Strengths: The idea is well-motivated, and the structure / type of results are clean and useful. I can't speak too much on previous work; I have seen data echoing in numerical papers before, and believe there has been some theoretical work, but I haven't seen any on these specific methods.

Weaknesses: There is a lot of carelessness in the proofs. I think the claims are not outlandish, and the general proof structure seems reasonable, but the paper and the math seem unconnected at times. If not for that I would raise my score.

Correctness: - The citation [17] for the accelerated method is not correct. It refers to Lan's method, not Nesterov's acceleration, which are very different methods. Appendix: - line 322 What is equation 4, 6? same with line 323 Lemma 8 proof: Lambda, gamma, and eta included. Which is step size used? Also for prox, it should be the gradient at w_{t+1}. Lemma 11: indexing seems off, since d_t involves w_{t-1}, not w_{t+1} - line 351: do you mean gradient? What are the proofs in appendix B for? They seem somewhat unrelated and not used anywhere.

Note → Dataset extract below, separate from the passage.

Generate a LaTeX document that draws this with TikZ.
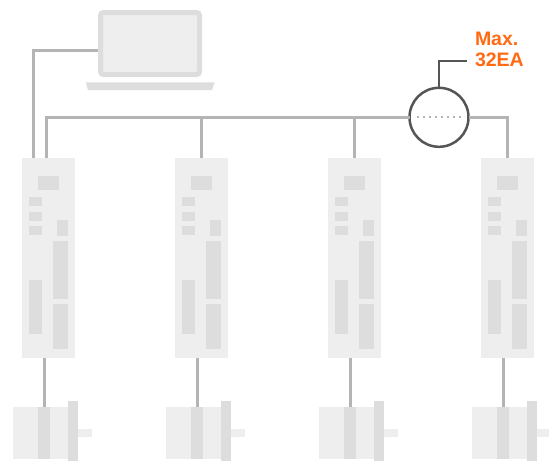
\documentclass[tikz,border=0pt]{standalone}
\usepackage{fontspec}
\setmainfont{Liberation Sans}
\definecolor{panel}{HTML}{EEEEEE}
\definecolor{slot}{HTML}{DCDDDC}
\definecolor{cable}{HTML}{B4B4B4}
\definecolor{ring}{HTML}{555555}
\definecolor{accent}{HTML}{FF6A13}

\begin{document}
\begin{tikzpicture}[x=1pt, y=-1pt,
            every node/.style={inner sep=0pt, outer sep=0pt},
            drivebox/.style={fill=panel, minimum width=53pt, minimum height=200pt},
            wire/.style={draw=cable, line width=3pt},
            hubring/.style={circle, draw=ring, line width=2.5pt, fill=white, minimum size=59pt},
            tag/.style={text=accent, anchor=base west,
                font=\fontsize{19.5}{22}\selectfont\bfseries}]
        \useasboundingbox (0,0) rectangle (549,461);

        % laptop
        \node[fill=panel, draw=slot, line width=5pt, rounded corners=3pt, outer sep=2.5pt,
              minimum width=99pt, minimum height=62pt] (pc) at (150,43.5) {};
        \fill[slot] (85.7,82.3) -- (214.7,82.3) -- (212,90) -- (88,90) -- cycle;

        % drives and motors
        \foreach \i in {1,...,4} {
            \pgfmathsetmacro{\dx}{153*(\i-1)}
            \node[drivebox] (d\i) at (48.5+\dx,258) {};
            \begin{scope}[shift={(d\i.north west)}]
                \fill[slot] (16,18) rectangle (37,32);
                \fill[slot] (7,39) rectangle (20,48);
                \fill[slot] (7,54) rectangle (20,63);
                \fill[slot] (7,68) rectangle (20,77);
                \fill[slot] (35,62) rectangle (46,78);
                \fill[slot] (31,83) rectangle (46,141);
                \fill[slot] (31,146) rectangle (46,191);
                \fill[slot] (7,122) rectangle (20,176);
            \end{scope}
            \fill[panel] (13+\dx,406.7) rectangle (68+\dx,459);
            \node[fill=slot, minimum width=12pt, minimum height=52.3pt] (m\i) at (44+\dx,432.8) {};
            \fill[slot] (68+\dx,401) rectangle (78+\dx,461);
            \fill[panel] (78+\dx,429) rectangle (92+\dx,436.7);
            \draw[wire] (m\i.north) -- (m\i.north |- d\i.south);
        }

        % network
        \node[hubring] (hub) at (439,117.3) {};
        \draw[wire] ([xshift=-2pt]d1.north) |- (hub.west);
        \draw[wire] (hub.east) -| (d4.north);
        \draw[wire] (d2.north) -- (d2.north |- hub.west);
        \draw[wire] (d3.north) -- (d3.north |- hub.west);
        \draw[wire] ([xshift=-15pt]d1.north) |- ([yshift=-6.5pt]pc.west);
        \draw[cable, line width=2pt, dash pattern=on 2pt off 4pt]
            ([xshift=7pt]hub.west) -- ([xshift=-4pt]hub.east);

        % node count
        \node[tag] (maxlbl) at (475,45) {Max.};
        \node[tag] (cnt) at (475,66) {32EA};
        \draw[ring, line width=2.2pt] (hub.north) |- ([xshift=-7.7pt,yshift=5.3pt]cnt.base west);
\end{tikzpicture}
\end{document}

Clarity: Yes, for the most part the paper is well-written Figures 2,3, its a bit hard to figure out what I should be looking at. I assume that red line going down means data echoing has less overhead when you do it less?

Relation to Prior Work: I have seen previous works on data echoing, but those have mostly been numerical. There is most likely overlap between this work and stochastic optimization in general, e.g. the lan paper actually cited, where controlling the variance term is done by sampling more gradients. This should be discussed more.

Reproducibility: No

Additional Feedback: After rebuttal: I have read the author's rebuttal. While the contributions are interesting (resubmission encouraged), the presentation of the proofs were such that it's not easy to be 100% certain they are error-resistant. Additionally, the comment about the superfluous proofs (lemmas 14,15) were not addressed. Overall, I will keep my borderline score.